President of the Province of Foggia
- Incumbent
- Assumed office 29 January 2023
- Preceded by: Nicola Gatta

Mayor of Vieste
- Incumbent
- Assumed office 7 June 2016
- Preceded by: Ersilia Nobile

Personal details
- Born: 10 July 1976 (age 50) Vieste, Apulia, Italy
- Occupation: Lawyer

= Giuseppe Nobiletti =

Italian politician (born 1976)

Giuseppe Nobiletti (born 10 July 1976) is an Italian politician serving as president of the Province of Foggia since 2023. He has served as mayor of Vieste since 2016.

In January 2023, Nobiletti was elected president of the Province of Foggia with 44,719 weighted votes, defeating incumbent Nicola Gatta, supported by Brothers of Italy and Forza Italia, and the Lega-backed candidate Primiano Di Mauro. Nobiletti was supported by a centre-left coalition comprising the Democratic Party, the Five Star Movement, the civic lists supporting Apulian president Michele Emiliano, and Article One.

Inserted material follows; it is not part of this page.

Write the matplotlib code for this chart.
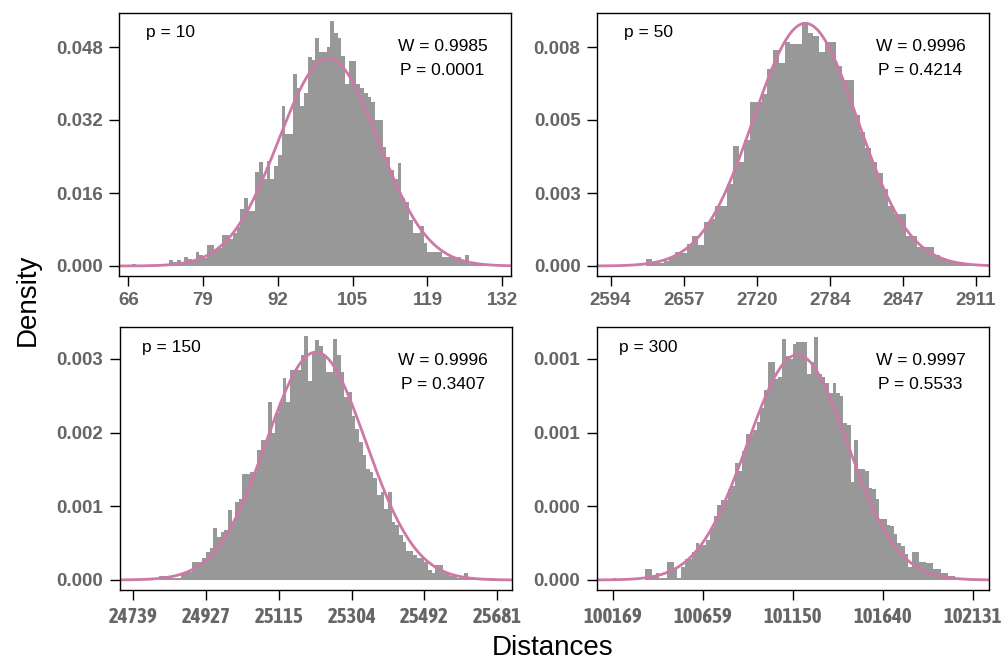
import numpy as np
import matplotlib
matplotlib.use("Agg")
import matplotlib.pyplot as plt
from matplotlib import font_manager

plt.rcParams['font.family'] = ['Liberation Sans', 'DejaVu Sans']

# ---------------- data ----------------
panel_labels = ["p = 10", "p = 50", "p = 150", "p = 300"]
w_stats = ["W = 0.9985", "W = 0.9996", "W = 0.9996", "W = 0.9997"]
p_stats = ["P = 0.0001", "P = 0.4214", "P = 0.3407", "P = 0.5533"]

# histogram bin starts and widths
bin_start = [66.0, 2625.0, 24739.0, 100169.0]
bin_width = [0.66, 5.0, 9.42, 19.62]

dens_p10 = [0, 0.0005, 0, 0, 0, 0, 0, 0, 0.0003, 0.0003,
            0, 0.0014, 0.0008, 0.0014, 0.0006, 0.002, 0.0015, 0.0012, 0.003, 0.0025,
            0.0018, 0.0045, 0.0045, 0.0035, 0.004, 0.0069, 0.0069, 0.006, 0.0072, 0.0085,
            0.0126, 0.015, 0.012, 0.012, 0.0205, 0.0227, 0.019, 0.023, 0.019, 0.022,
            0.0244, 0.035, 0.029, 0.029, 0.042, 0.039, 0.035, 0.038, 0.0457, 0.0452,
            0.050, 0.047, 0.047, 0.048, 0.0536, 0.051, 0.050, 0.046, 0.040, 0.045,
            0.045, 0.040, 0.039, 0.038, 0.037, 0.036, 0.032, 0.032, 0.026, 0.024,
            0.021, 0.019, 0.0226, 0.015, 0.014, 0.010, 0.0073, 0.0073, 0.0087, 0.005,
            0.003, 0.003, 0.003, 0.003, 0.002, 0.002, 0.002, 0.0015, 0.002, 0.001,
            0.0025, 0.0005, 0.0005, 0.0003, 0.0005, 0, 0.0003, 0, 0, 0]

dens_p50 = [0.00024, 0.0001, 0.00012, 0.0002, 0.00032, 0.0005, 0.00048, 0.00079, 0.0011, 0.00076,
            0.0016, 0.0017, 0.0022, 0.0022, 0.003, 0.0044, 0.0038, 0.0046, 0.0060, 0.0060,
            0.0063, 0.0072, 0.0079, 0.0074, 0.0082, 0.0081, 0.0081, 0.0089, 0.0085, 0.0084,
            0.0078, 0.0082, 0.0082, 0.0073, 0.0068, 0.0068, 0.0055, 0.0049, 0.0043, 0.0038,
            0.0034, 0.0028, 0.0022, 0.0019, 0.0019, 0.0011, 0.0011, 0.0007, 0.0007, 0.0007,
            0.0004, 0.0003, 0.0002, 0.00015, 0.0001, 0.0001, 0.00005, 0.00005]

dens_p150 = [0, 0, 0, 0, 0, 0.00002, 0, 0.00006, 0.00006, 0.00003,
             0.00003, 0.00003, 0.00003, 0.0001, 0.00011, 0.00011, 0.00025, 0.00025, 0.00025, 0.0003,
             0.00038, 0.00043, 0.0007, 0.00058, 0.00065, 0.00068, 0.00095, 0.00079, 0.00106, 0.0011,
             0.00144, 0.00144, 0.00146, 0.00146, 0.00176, 0.0019, 0.0019, 0.00242, 0.002, 0.00226,
             0.00242, 0.00274, 0.00242, 0.00285, 0.00285, 0.00285, 0.00305, 0.00331, 0.0027, 0.0031,
             0.00325, 0.00318, 0.00305, 0.00282, 0.00282, 0.00327, 0.00305, 0.00282, 0.00248, 0.00255,
             0.00223, 0.00205, 0.00187, 0.0017, 0.00151, 0.00147, 0.00138, 0.00115, 0.0012, 0.00097,
             0.0012, 0.00079, 0.00075, 0.00061, 0.00052, 0.0004, 0.0004, 0.00034, 0.0003, 0.0003,
             0.00025, 0.00013, 0.0001, 0.0002, 0.0002, 0.0001, 0.0001, 0.00006, 0.00006, 0.00003,
             0.00003, 0.0001, 0.00002, 0.00002, 0, 0, 0.00002, 0, 0.00003, 0]

dens_p300 = [0.000012, 0, 0, 0, 0, 0, 0, 0, 0,
             0.00007, 0.00007, 0.000024, 0.000048, 0.000012, 0.000012, 0.00012, 0.00012, 0.000072, 0.000012,
             0.000084, 0.00014, 0.00014, 0.00018, 0.00024, 0.00023, 0.00023, 0.00026, 0.00034, 0.00042,
             0.00049, 0.00052, 0.00052, 0.00059, 0.00061, 0.00076, 0.00071, 0.00084, 0.00095, 0.00095,
             0.00098, 0.00103, 0.00112, 0.00124, 0.00142, 0.00142, 0.00131, 0.00132, 0.00157, 0.00146,
             0.00144, 0.00154, 0.00155, 0.00155, 0.00155, 0.00134, 0.00142, 0.00158, 0.00134, 0.00132,
             0.00128, 0.00122, 0.00128, 0.00122, 0.0012, 0.00102, 0.00101, 0.00064, 0.00091, 0.00072,
             0.00072, 0.00071, 0.0006, 0.00059, 0.00053, 0.0004, 0.0004, 0.00036, 0.00035, 0.0003,
             0.00024, 0.00022, 0.00017, 0.000084, 0.00018, 0.00018, 0.00012, 0.00012, 0.00011, 0.00011,
             0.000072, 0.000072, 0.000048, 0.000048, 0.000024, 0.000024, 0.000012, 0.000012, 0.000012, 0.000006,
             0.000006, 0.000006]

densities = [dens_p10, dens_p50, dens_p150, dens_p300]

# fitted normal curve parameters (mean, sd)
fit_mean = [101.3, 2763.0, 25212.0, 101175.0]
fit_sd = [8.77, 45.0, 129.0, 272.0]

# axis ticks
xtick_labels = [["66", "79", "92", "105", "119", "132"],
                ["2594", "2657", "2720", "2784", "2847", "2911"],
                ["24739", "24927", "25115", "25304", "25492", "25681"],
                ["100169", "100659", "101150", "101640", "102131"]]
xtick_range = [(66, 132), (2594, 2911), (24739, 25681), (100169, 102131)]
ytick_labels = [["0.000", "0.016", "0.032", "0.048"],
                ["0.000", "0.003", "0.005", "0.008"],
                ["0.000", "0.001", "0.002", "0.003"],
                ["0.000", "0.000", "0.001", "0.001"]]
ytick_top = [0.048, 0.008, 0.003, 0.00144]

# ---------------- layout ----------------
W, H = 1003, 660
fig = plt.figure(figsize=(W / 100, H / 100), dpi=100)

boxes = [(119.3, 12.7, 511.0, 275.7), (597.2, 12.7, 989.2, 275.7),
         (120.1, 327.0, 511.6, 590.0), (597.1, 327.0, 989.0, 590.0)]
xlims = [(64.41, 133.54), (2582.4, 2922.5), (24704.8, 25718.3), (100084.6, 102217.5)]
step_px = [73.0, 73.0, 73.7, 73.7]
zero_px_below_top = [253.3, 253.3, 253.0, 253.0]
box_h = [263.0, 263.0, 263.0, 263.0]

bar_color = '#989898'
curve_color = '#CC79A7'
tick_color = '#666666'


def _w(v):
    if isinstance(v, str):
        return font_manager.weight_dict.get(v, 400)
    return v


# look for a bold condensed sans face for the bottom-row x tick labels
narrow_family = None
for f in font_manager.fontManager.ttflist:
    if ('Narrow' in f.name or 'Condensed' in f.name) and 'Mono' not in f.name \
            and 'Serif' not in f.name and _w(f.weight) >= 600:
        narrow_family = f.name
        break

for i in range(4):
    x0, y0, x1, y1 = boxes[i]
    ax = fig.add_axes([x0 / W, 1 - y1 / H, (x1 - x0) / W, (y1 - y0) / H])
    d = np.array(densities[i])
    lefts = bin_start[i] + bin_width[i] * np.arange(len(d))
    ax.bar(lefts, d, width=bin_width[i], align='edge', color=bar_color,
           linewidth=0, edgecolor='none')
    xs = np.linspace(xlims[i][0], xlims[i][1], 600)
    ys = np.exp(-0.5 * ((xs - fit_mean[i]) / fit_sd[i]) ** 2) / (fit_sd[i] * np.sqrt(2 * np.pi))
    ax.plot(xs, ys, color=curve_color, lw=2)
    ax.set_xlim(*xlims[i])
    unit = ytick_top[i] / 3 / step_px[i]
    ax.set_ylim(-(box_h[i] - zero_px_below_top[i]) * unit, zero_px_below_top[i] * unit)
    n = len(xtick_labels[i])
    ax.set_xticks(np.linspace(xtick_range[i][0], xtick_range[i][1], n))
    ax.set_xticklabels(xtick_labels[i])
    ax.set_yticks(np.linspace(0, ytick_top[i], 4))
    ax.set_yticklabels(ytick_labels[i])
    ax.tick_params(axis='both', direction='out', length=7, width=1, color='black',
                   labelsize=13.5, labelcolor=tick_color, pad=5)
    for lab in ax.get_yticklabels():
        lab.set_fontweight('bold')
    for lab in ax.get_xticklabels():
        lab.set_fontweight('bold')
        if i >= 2:
            if narrow_family is not None:
                lab.set_family([narrow_family, 'Liberation Sans'])
                lab.set_fontsize(15)
            else:
                lab.set_fontsize(12.5)
    for sp in ax.spines.values():
        sp.set_linewidth(1)
        sp.set_color('black')
    ax.text(0.13, 0.923, panel_labels[i], transform=ax.transAxes, ha='center',
            va='center', fontsize=12.5)
    ax.text(0.825, 0.873, w_stats[i], transform=ax.transAxes, ha='center',
            va='center', fontsize=12.5)
    ax.text(0.825, 0.782, p_stats[i], transform=ax.transAxes, ha='center',
            va='center', fontsize=12.5)

fig.text(0.028, 0.545, "Density", rotation=90, ha='center', va='center', fontsize=20)
fig.text(0.551, 0.018, "Distances", ha='center', va='center', fontsize=20)

fig.savefig("out.png", dpi=100)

In 2026, Nobiletti became involved in a judicial investigation, together with Vieste's tourism assessor Graziamaria Starace, over the revocation of a beach concession held by Starace's former husband, amid disputes and appeals concerning the municipality's management of beach concessions. Nobiletti denied wrongdoing and said that he would clarify his position in court.